"Banging on the Closet Door"

Editorial by Dirck Halstead

In just a little over two months, a new president will be inaugurated on the steps of the U.S. Capitol.

No sooner will his hand rise from the bible, then the new press secretary's email will be jammed with requests for special interviews, and those "exclusive behind-the-scenes" photo-essays of the president and first family.

Depending on the nature of the chief executive, and how badly the West Wing wants the press, you can count on seeing lots of black and white shots of the "real" new administration, up close and personal.

Photojournalists who cover the White House on a regular basis, wince when they hear that one of their colleagues is doing a "closet job." That's what they call these personal access shoots. It was John Kennedy who first discovered the upside of having a magazine or newspaper (rarely a wire service) photographer feel at home wandering around the Oval Office with his or her Leica. The shot of little John Jr. climbing out of the secret door in the president's desk, told an eager public that this was a regular guy, and an adoring father. Then, there is George Tames' famous photo of Kennedy hunched over a table in the Oval Office, by the window, which the New York Times labeled "The loneliest job in the world."

I confess, I have done my share of these special moments, and as I leave this beat, I have to tell you that most of these sessions were bogus. Yes, Gerry Ford was a nice guy, who really did sit around the Oval Office in shirtsleeves, and George Bush did love to have the "photo dogs" around, but I never really thought I really was a "fly on the wall."

All these men knew I was there, and were very aware of what I was doing -- more importantly, so did their handlers. The reality was I wouldn't be in the Oval Office in the first place if someone in the administration didn't think it was a good idea. Therefore, most of these "candid" looks behind closed doors were as non-scripted as the West Wing TV show. I got to see the president when he wanted to be seen. The president was always in control.

At the beginning of Reagan's second term, I asked White House officials if I could be given a staff pin for a few days, so I could walk through the president's day with them -- minus my cameras. I wanted to figure out exactly what Reagan was like in "private." If I could come up with some interesting -- presumably pro-administration -- suggestions, they were willing to consider letting me take pictures. After one full day of this routine, I returned the staff pin and said thanks, but no thanks. The reason: Ronald Reagan. What you saw in the public photo ops WAS the Reagan presidency. Like the professional actor Reagan had been, he came out of makeup, hit his marks, did his scene, and went back to the trailer, or in this case, the residence upstairs.

On the last day, once his handlers had left, I managed to slip into the Oval Office for his farewell to that room; accompany him back to the residence; and then take a final photo of the president and Nancy holding hands on the state floor, while waiting for George Bush to accompany them to the inauguration. It was a real picture -- but no more so than the many pictures that we were able to take in photo ops throughout his administration. In the Reagan presidency the photo op was the reality.

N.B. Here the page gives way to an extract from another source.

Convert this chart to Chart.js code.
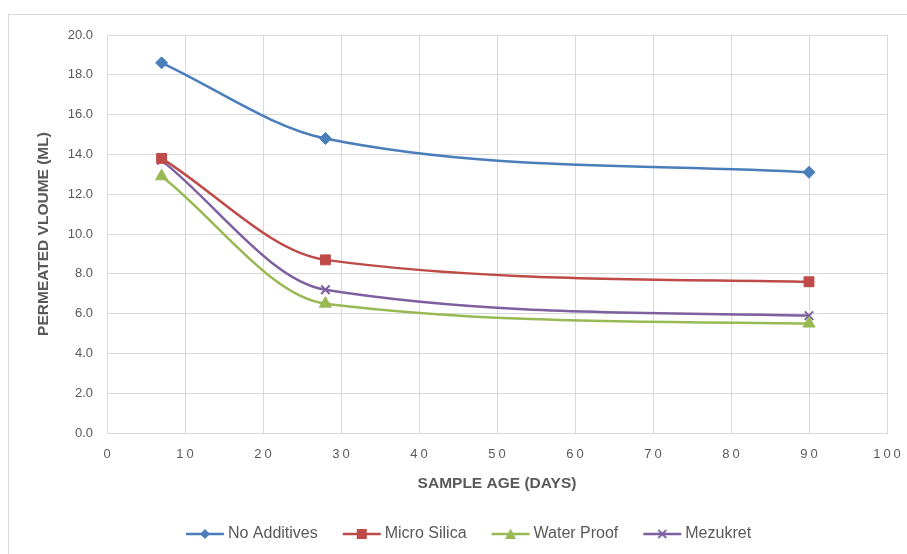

Richard Nixon would not hear of "access," but we never needed it. The story was so good, and he was such an unbelievable character -- just being Nixon -- all you needed was to find a good spot, have a 600mm lens ready, and wait.

Which gets me to the point I'd like to make. I fear that we have become so preoccupied with arranging for these special access shoots, that we're forgetting how much we as journalists are being manipulated by our subjects. We also tend to ignore the reality of great events, with the photographic drama that goes with them, in favor of "getting ahead of the story."

It would be good if publications use the beginning of the next administration to avoid these orchestrated productions, and instead, think about getting back to covering the news.